Issues

A Big Society economy

Peter Cheney tracks David Cameron’s interest in social enterprise.

Nurses seem an unlikely example of social enterprise but when four of them walked up Downing Street in November, they showed how the sector fits into David Cameron’s thinking about the sector.

Central Surrey Health won the first Big Society Award (pictured above). The organisation, which provides nursing and therapy services to its local area, is co- owned and run by the staff it employs.

“There are some amazing projects and remarkable voluntary work going on in towns and cities up and down the country, by all kinds of organisations from large enterprises to tiny grassroots schemes and inspirational individuals,” he said.

The Prime Minister’s interest in social enterprise goes back well before the recession started. A day after winning the Tory leadership, he launched the party’s social justice policy group at the Eastside Young Leaders’ Academy, a social enterprise in inner city east London.

As agendaNi reported last month (issue 42, pages 108-110), the Big Society is hotly contested. Even at an early stage, there were fears that these words were a cover-up for spending cuts.

Cameron rejected that, saying in November 2006 that he knew “full well” how important funding was but money had to go where it would make the most difference.

The state’s attitude was crucial. Government needed to be more trusting and open to risk: “That way we will avoid the voluntary and social enterprise sectors becoming indistinguishable branches of the state.”

In the following month, he predicted a “revolution” in the UK’s social economy similar to the 1980s revolution in the commercial economy. Social entrepreneurs had the same potential to “transform the most important thing of all, the communities we live in.” The Big Issue was one example.

References in his speeches became more prominent after the financial crisis hit.

“I want social enterprise to be at the heart of our efforts to rebuild our economy and build the better tomorrow I know we can achieve,” he said in February 2009. They would be invited to help run public services, and be paid by the results they achieved. The Coalition’s clearest example has perhaps been using training providers in English and Welsh prisons, to cut re-offending.

David Lidington explored the same themes as Shadow Northern Ireland Secretary. People on the ground, he said in September 2006, understood their communities better than officials in Stormont or Whitehall.

Social enterprise, he said in September 2006, offered government three benefits: outreach to people whom the state could not reach; nurturing personal independence; and commercial discipline. ‘Social enterprise zones’ in the most deprived areas could exempt those companies from some regulations and taxes.

Lidington concluded that a culture in government that “relies on trust rather than on compliance” would deliver better services and also enable “people on the margins of our society to share those dreams of prosperity and happiness which many of us too easily take for granted.”

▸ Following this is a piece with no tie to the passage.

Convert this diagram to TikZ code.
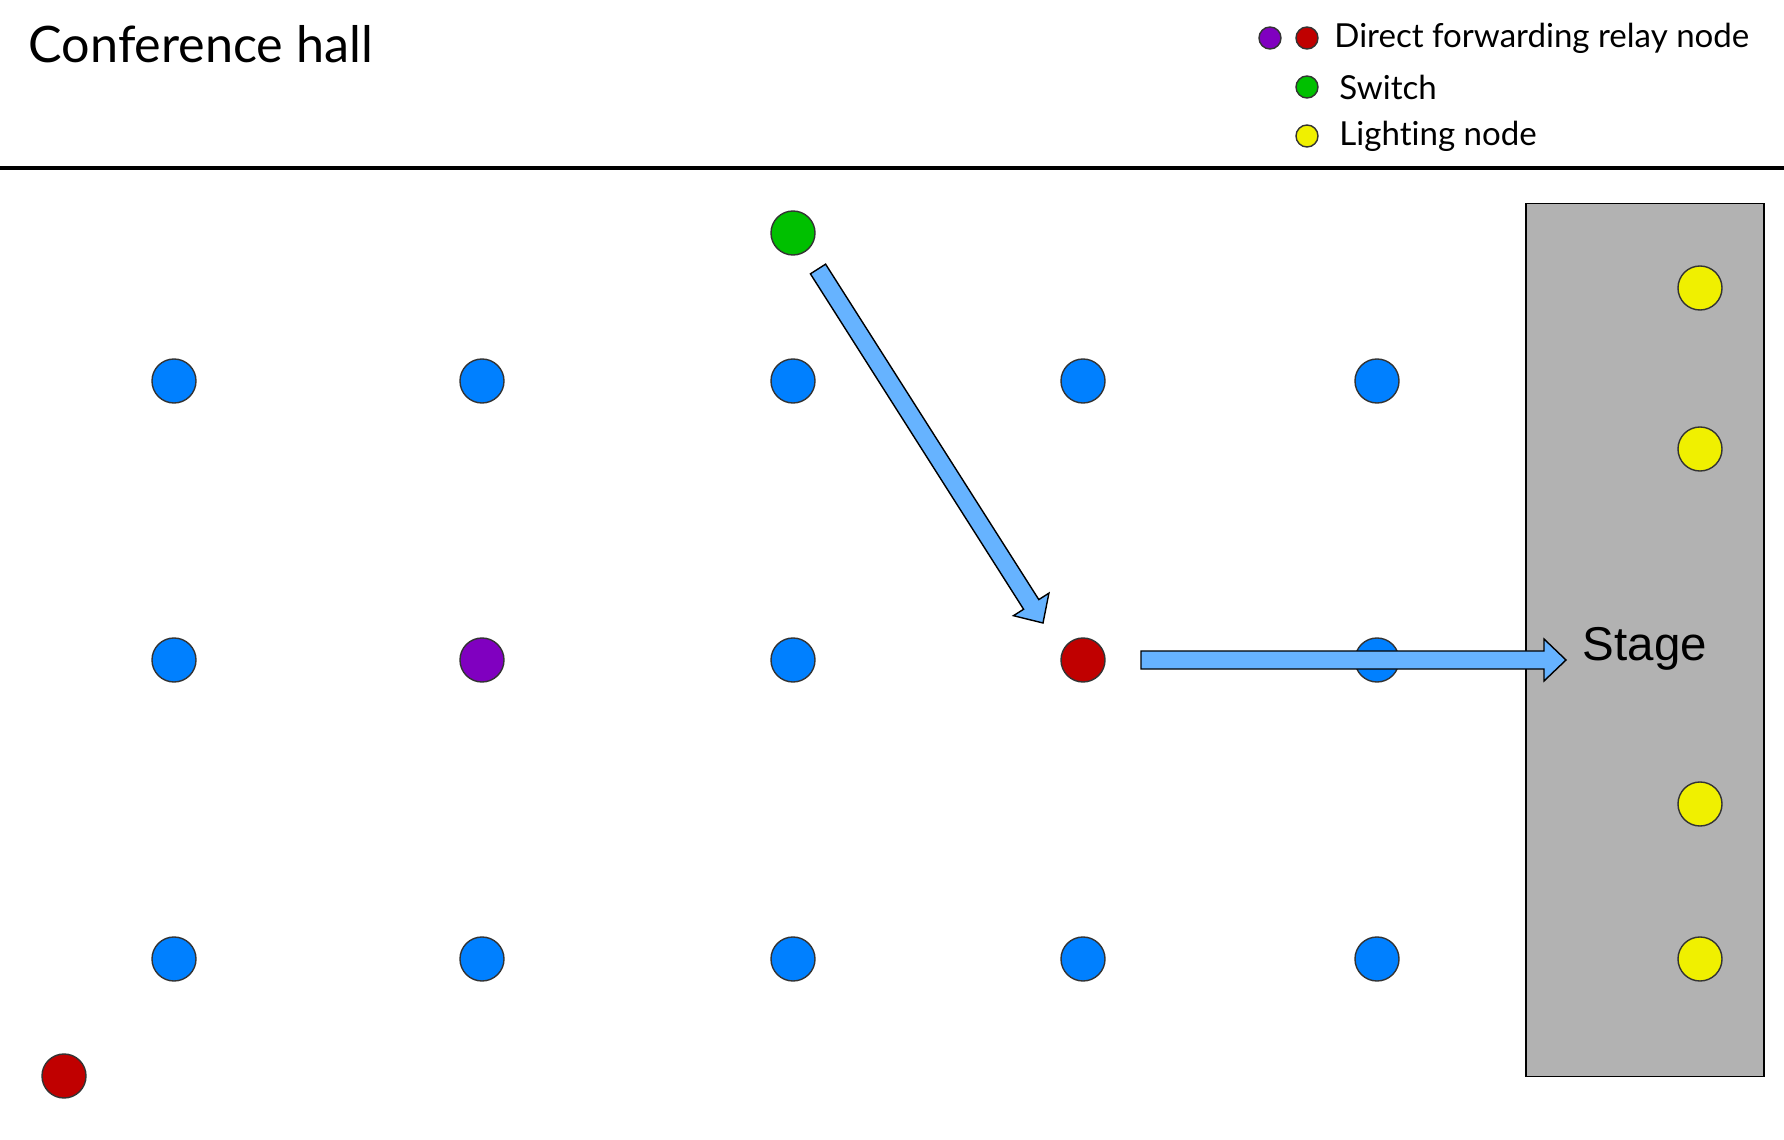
\documentclass[tikz,border=0pt]{standalone}
\usepackage{fontspec}
\setmainfont{Lato}[Ligatures=NoCommon]
\newfontfamily\stagefont{Liberation Sans}
\usepackage{tikz}
\usetikzlibrary{positioning,calc}
\definecolor{nodeblue}{HTML}{0080FF}
\definecolor{relaypurple}{HTML}{8000C0}
\definecolor{relayred}{HTML}{C00000}
\definecolor{switchgreen}{HTML}{00C000}
\definecolor{lampyellow}{HTML}{F0F000}
\definecolor{stagegrey}{HTML}{B2B2B2}
\definecolor{flowblue}{HTML}{66B3FF}
\definecolor{rim}{HTML}{333333}
% block arrow from #1 to #2
\newcommand{\flowarrow}[2]{%
  \coordinate (fh) at ($(#2)!0.22cm!(#1)$);
  \filldraw[fill=flowblue, draw=black, line width=0.4pt, line join=miter]
    ($(#1)!0.09cm!90:(#2)$) -- ($(fh)!0.09cm!-90:(#1)$) -- ($(fh)!0.21cm!-90:(#1)$)
    -- (#2) -- ($(fh)!0.21cm!90:(#1)$) -- ($(fh)!0.09cm!90:(#1)$)
    -- ($(#1)!0.09cm!-90:(#2)$) -- cycle;}

\begin{document}
\begin{tikzpicture}[x=0.01cm,y=-0.01cm,
  dot/.style={circle, draw=rim, line width=0.4pt, minimum size=0.44cm, inner sep=0pt},
  legdot/.style={circle, draw=rim, line width=0.4pt, minimum size=0.22cm, inner sep=0pt},
  legtext/.style={font=\fontsize{9.4}{11}\selectfont, inner sep=0pt}]
  \useasboundingbox (0,0) rectangle (1784,1140);
  \node[anchor=base west, inner sep=0pt, font=\fontsize{14.3}{16}\selectfont] (title) at (28,63) {Conference hall};
  \draw[line width=1pt] (0,168) -- (1784,168);

  % legend
  \node[legdot, fill=relaypurple] (lg1) at (1270,38) {};
  \node[legdot, fill=relayred] (lg2) at (1307,38) {};
  \node[legdot, fill=switchgreen] (lg3) at (1307,87) {};
  \node[legdot, fill=lampyellow] (lg4) at (1307,136) {};
  \node[legtext, right=0.15cm of lg2] {Direct forwarding relay node};
  \node[legtext, right=0.2cm of lg3] {Switch};
  \node[legtext, right=0.2cm of lg4] {Lighting node};

  % stage with the lamps
  \node[draw=black, line width=0.4pt, fill=stagegrey, minimum width=2.38cm, minimum height=8.72cm] (stage) at (1645,640) {};
  \node[font=\stagefont\fontsize{13.5}{16}\selectfont] (stagetext) at (1645,649) {Stage};
  \foreach \y [count=\k] in {288,449,804,959} \node[dot, fill=lampyellow] (l\k) at (1700,\y) {};

  % seats grid
  \foreach \x [count=\i] in {174,482,793,1083,1377} \foreach \y [count=\j] in {381,660,959} {
    \pgfmathtruncatemacro{\hole}{(\j==2 && isodd(\i)==0) ? 1 : 0}
    \ifnum\hole=0 \node[dot, fill=nodeblue] (n\i\j) at (\x,\y) {}; \fi }
  \node[dot, fill=relaypurple] (p2) at (482,660) {};
  \node[dot, fill=relayred] (r2) at (1083,660) {};
  \node[dot, fill=relayred] (r0) at (64,1076) {};
  \node[dot, fill=switchgreen] (sw) at (793,233) {};

  % forwarding path
  \coordinate (a1s) at ($(sw)+(25,36)$);
  \coordinate (a1e) at ($(r2)+(-40,-37)$);
  \coordinate (a2s) at ($(r2)+(58,0)$);
  \coordinate (a2e) at ($(r2)+(483,0)$);
  \flowarrow{a1s}{a1e}
  \flowarrow{a2s}{a2e}
\end{tikzpicture}
\end{document}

There is no shortage of sceptics, especially as the cuts approach, but the DUP has also called for voluntary groups to help provide services. It is becoming clearer that the state will have to do more for less and a greater role for social enterprise is one option which Stormont ministers will consider.

Big Society Awards

Nominations can be sent in at any time but the work should be based within the UK. Successful applicants will receive a plaque and be invited to a 10 Downing Street reception. A panel will judge applications every three months.